The Sh55.5 billion terminal is part of the modernisation programme by the Kenya Airports Authority (KAA) to ensure JKIA becomes a world class airport.
President Kenyatta said that the intention is to make JKIA the most convenient, comfortable and secure airport in Africa.
“The construction of this new Greenfield Terminal with a capacity to handle more than 20 million passengers and eventually a second runway that is planned for this airport, will enable Kenya attain her National Vision 2030 aspirations to be a middle income country,” he explained.
The two phased construction work is expected to be completed in 2016, and will ease congestion at the airport by meeting its current and future demand.
Once complete, the terminal will have 60 check-in positions, 32 air bridges and eight remote gates.
The terminal is also expected to have an automated baggage handling commercial retail centre. It will also have a railway station and enable alliances to use a single terminal.
It will also have a capacity to handle traffic of 3,133 international passengers in a typical peak hour; 2,403 transiting passengers in a typical peak hour and 845 domestic passengers in a typical peak hour.
“In addition to the increased passenger capacity, this Greenfield development will also increase our cargo handling capacity to cement Kenya’s position as the leading airport in terms of cargo throughput in Africa,” said the President.
To enhance that role and position, the President said that KAA plans to develop a Special Economic Zone within the airport area for the manufacture of goods that can be easily transported by air.
“I would like execution of these plans to be fast tracked,” he directed.
Kenyatta said that as part of this airport development, the road and rail infrastructure around it will be built or improved to ensure that users of the airport are able to access inexpensive, frequent and convenient means of transport to and from the airport.
The President also urged safety and security of all transport systems be secured at all times.
He directed the Ministry of Transport and Infrastructure to ensure that all encroachments around the airports and other strategic transport and infrastructure installations are removed.
“We are very well aware of the need for us to be alert and well prepared to repulse any eventuality, this is a matter the Ministry of Transport and Infrastructure, and our security agencies should seriously contemplate and act on,” he said.
He said that his administration is keenly aware of the aviation infrastructure deficit that currently exists in Kenya, pointing out that without sufficient aviation infrastructure, the region will remain unexploited and expensive for commerce and business.
“My government will therefore remain committed towards improving the existing infrastructure and providing an efficient, conducive and enabling environment to facilitate Kenya Airways and other local airlines to invest in order to create wealth and empower our people,” he added.
He urged KAA to work closely with all carriers, including those from the region, to unlock the value of the investments being made in the airports.
He asked that KAA board and management to run the airport as a commercial hub guided by business principles underpinning competition.
“I expect you to ensure Kenya is the most attractive air transit hub on the continent, if not globally,” he said.
The president was accompanied by Deputy President William Ruto, Cabinet Secretary for Transport and Infrastructure Michael Kamau among other senior government officials.

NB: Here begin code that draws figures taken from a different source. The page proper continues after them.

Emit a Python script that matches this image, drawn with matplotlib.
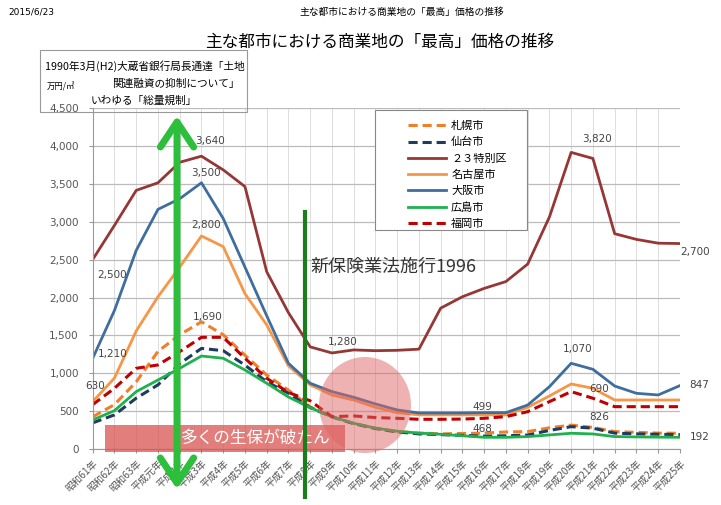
import matplotlib
matplotlib.use("Agg")
import matplotlib.pyplot as plt
from matplotlib.lines import Line2D
from matplotlib.patches import Ellipse, Rectangle, FancyArrowPatch

plt.rcParams['font.family'] = ['Noto Sans CJK JP', 'DejaVu Sans']

years = ['昭和61年', '昭和62年', '昭和63年', '平成元年'] + ['平成%d年' % n for n in range(2, 26)]

sapporo = [430, 590, 890, 1290, 1510, 1680, 1510, 1240, 980, 780, 560, 430, 340, 280, 235, 215,
           205, 210, 215, 230, 235, 285, 320, 290, 235, 225, 215, 213]
sendai = [350, 455, 675, 850, 1130, 1330, 1300, 1110, 890, 740, 550, 430, 340, 275, 230, 205,
          195, 185, 175, 180, 190, 250, 300, 280, 215, 205, 200, 195]
ku23 = [2500, 2950, 3410, 3510, 3780, 3860, 3680, 3460, 2340, 1800, 1350, 1270, 1310, 1300,
        1305, 1320, 1860, 2010, 2120, 2210, 2440, 3060, 3910, 3830, 2840, 2765, 2715, 2710]
nagoya = [630, 940, 1560, 2010, 2400, 2810, 2670, 2050, 1640, 1100, 850, 717, 651, 555,
          484, 455, 455, 455, 455, 455, 555, 704, 862, 805, 651, 651, 651, 651]
osaka = [1200, 1830, 2620, 3160, 3300, 3510, 3040, 2400, 1760, 1134, 871, 761, 687, 599,
         520, 480, 480, 480, 484, 484, 585, 826, 1134, 1055, 835, 739, 717, 840]
hiroshima = [388, 511, 761, 914, 1068, 1230, 1200, 1046, 871, 690, 550, 430, 345, 280,
             240, 215, 200, 180, 160, 160, 169, 191, 213, 204, 169, 165, 162, 160]
fukuoka = [590, 805, 1068, 1112, 1287, 1476, 1476, 1200, 937, 750, 640, 432, 441, 420,
           410, 397, 397, 400, 410, 432, 497, 629, 761, 674, 563, 563, 563, 563]

series = [
    ('札幌市', sapporo, '#F07F2A', '--'),
    ('仙台市', sendai, '#1F3B5E', '--'),
    ('２３特別区', ku23, '#953735', '-'),
    ('名古屋市', nagoya, '#F79646', '-'),
    ('大阪市', osaka, '#3F6E9E', '-'),
    ('広島市', hiroshima, '#1FB04F', '-'),
    ('福岡市', fukuoka, '#C00000', '--'),
]

# value labels: (x index, y value, text)
value_labels = [(5.4, 4060, '3,640'), (5.2, 3640, '3,500'), (5.2, 2960, '2,800'), (0.9, 2290, '2,500'),
                (5.3, 1740, '1,690'), (0.9, 1250, '1,210'), (0.1, 830, '630'), (11.5, 1420, '1,280'),
                (17.9, 560, '499'), (17.9, 270, '468'), (23.2, 4090, '3,820'), (27.7, 2600, '2,700'),
                (22.3, 1320, '1,070'), (23.3, 800, '690'), (23.3, 430, '826'), (27.9, 850, '847'),
                (27.9, 170, '192')]

fig = plt.figure(figsize=(7.21, 5.05), dpi=100)
ax = fig.add_axes([0.1286, 0.11, 0.8144, 0.677])

x = list(range(len(years)))
for name, vals, col, ls in series:
    if ls == '--':
        ax.plot(x, vals, color=col, ls=ls, lw=2.2, dashes=(3, 1.6), label=name)
    else:
        ax.plot(x, vals, color=col, ls=ls, lw=2.0, label=name)

for xi, yv, t in value_labels:
    ax.text(xi, yv, t, fontsize=7.5, color='#444444', ha='center', va='center',
            family=['DejaVu Sans'], clip_on=False)

ax.set_xlim(0, len(years) - 1)
ax.set_ylim(0, 4500)
ax.set_yticks(range(0, 4501, 500))
ax.set_yticklabels(['{:,}'.format(v) for v in range(0, 4501, 500)], fontsize=7.5, color='#555555',
                   family=['DejaVu Sans'])
ax.set_xticks(x)
ax.set_xticklabels(years, rotation=45, ha='right', rotation_mode='anchor', fontsize=7, color='#555555')
ax.tick_params(axis='y', length=3, color='#999999', pad=7)
ax.tick_params(axis='x', length=3, color='#999999', pad=3)
ax.grid(axis='y', color='#BBBBBB', lw=0.9)
ax.grid(axis='x', color='#DDDDDD', lw=0.7)
for s in ['top', 'right']:
    ax.spines[s].set_visible(False)
for s in ['left', 'bottom']:
    ax.spines[s].set_color('#999999')

# legend: own frame, frameless legend inside
fig.patches.append(Rectangle((375 / 721, 1 - 230 / 505), 152 / 721, 120 / 505, transform=fig.transFigure,
                             facecolor='white', edgecolor='#888888', lw=0.8, zorder=1))
leg = fig.legend(loc='upper left', bbox_to_anchor=(400 / 721, 1 - 113 / 505), fontsize=8,
                 handlelength=3.4, handletextpad=0.5, frameon=False, borderpad=0.2, labelspacing=0.55)
leg.set_zorder(3)

# header and title
fig.text(8 / 721, 1 - 12 / 505, '2015/6/23', fontsize=6.5, va='center', family=['DejaVu Sans'])
fig.text(402 / 721, 1 - 12 / 505, '主な都市における商業地の「最高」価格の推移', fontsize=7, ha='center', va='center')
fig.text(380 / 721, 1 - 42 / 505, '主な都市における商業地の「最高」価格の推移', fontsize=12, ha='center', va='center')

# regulation box
fig.patches.append(Rectangle((40 / 721, 1 - 112 / 505), 207 / 721, 62 / 505, transform=fig.transFigure,
                             facecolor='none', edgecolor='#999999', lw=0.8, zorder=2))
fig.text(45 / 721, 1 - 66 / 505, '1990年3月(H2)大蔵省銀行局長通達「土地', fontsize=7.7, va='center', zorder=3)
fig.text(240 / 721, 1 - 84 / 505, '関連融資の抑制について」', fontsize=7.7, ha='right', va='center', zorder=3)
fig.text(197 / 721, 1 - 101 / 505, 'いわゆる「総量規制」', fontsize=7.7, ha='right', va='center', zorder=3)
fig.text(47 / 721, 1 - 87 / 505, '万円/㎡', fontsize=6, va='center', zorder=3)

# bankruptcies band
fig.patches.append(Rectangle((105 / 721, 1 - 452 / 505), 240 / 721, 27 / 505, transform=fig.transFigure,
                             facecolor='#D9534F', alpha=0.75, lw=0, zorder=2))
fig.text(256 / 721, 1 - 438 / 505, '多くの生保が破たん', fontsize=12, color='white', ha='center', va='center', zorder=3)

# circle
fig.patches.append(Ellipse((365 / 721, 1 - 405 / 505), 92 / 721, 96 / 505, transform=fig.transFigure,
                           facecolor='#E06666', alpha=0.5, lw=0, zorder=2))

# 1996 line
fig.lines.append(Line2D([305 / 721, 305 / 721], [1 - 212 / 505, 1 - 497 / 505], transform=fig.transFigure,
                        color='#1A7F1A', lw=3, zorder=4))
fig.text(310 / 721, 1 - 267 / 505, '新保険業法施行1996', fontsize=13, color='#333333', va='center', zorder=3)

# green double arrow
fig.patches.append(FancyArrowPatch((177 / 721, 1 - 492 / 505), (177 / 721, 1 - 113 / 505),
                                   transform=fig.transFigure, arrowstyle='<->,head_length=0.9,head_width=0.6',
                                   mutation_scale=20, color='#2DBE3C', lw=5, zorder=4))

fig.savefig('out.png', dpi=100)
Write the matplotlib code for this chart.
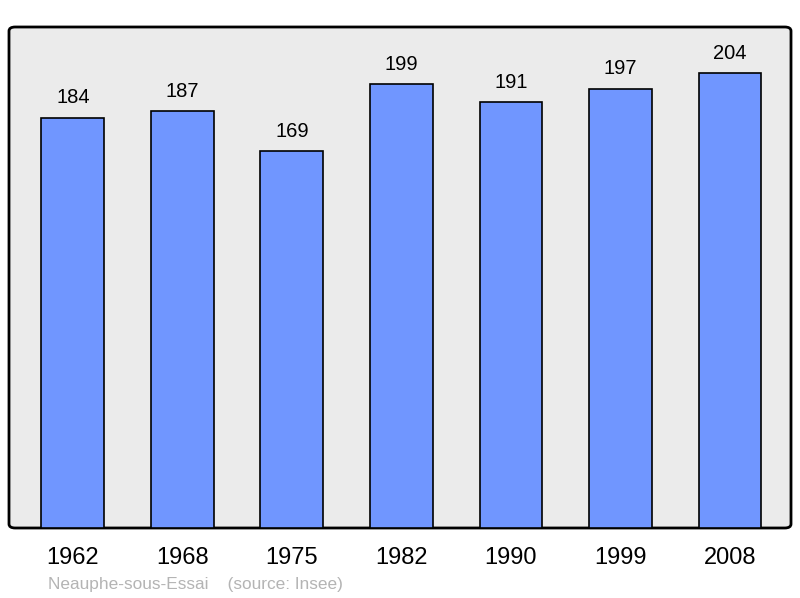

Figures from KAA indicate that the airport, which has an installed capacity of 2.5 million passengers, handles an average of 6.5 million passengers every year.
Traffic at the airport grows at a rate of 12 percent per annum and is expected to hit the 25 million mark by 2025.
Construction of the new terminal will be done by Anhui Civil Engineering Group together with China Aero Technology Engineering International Engineering Corporation (CATIC).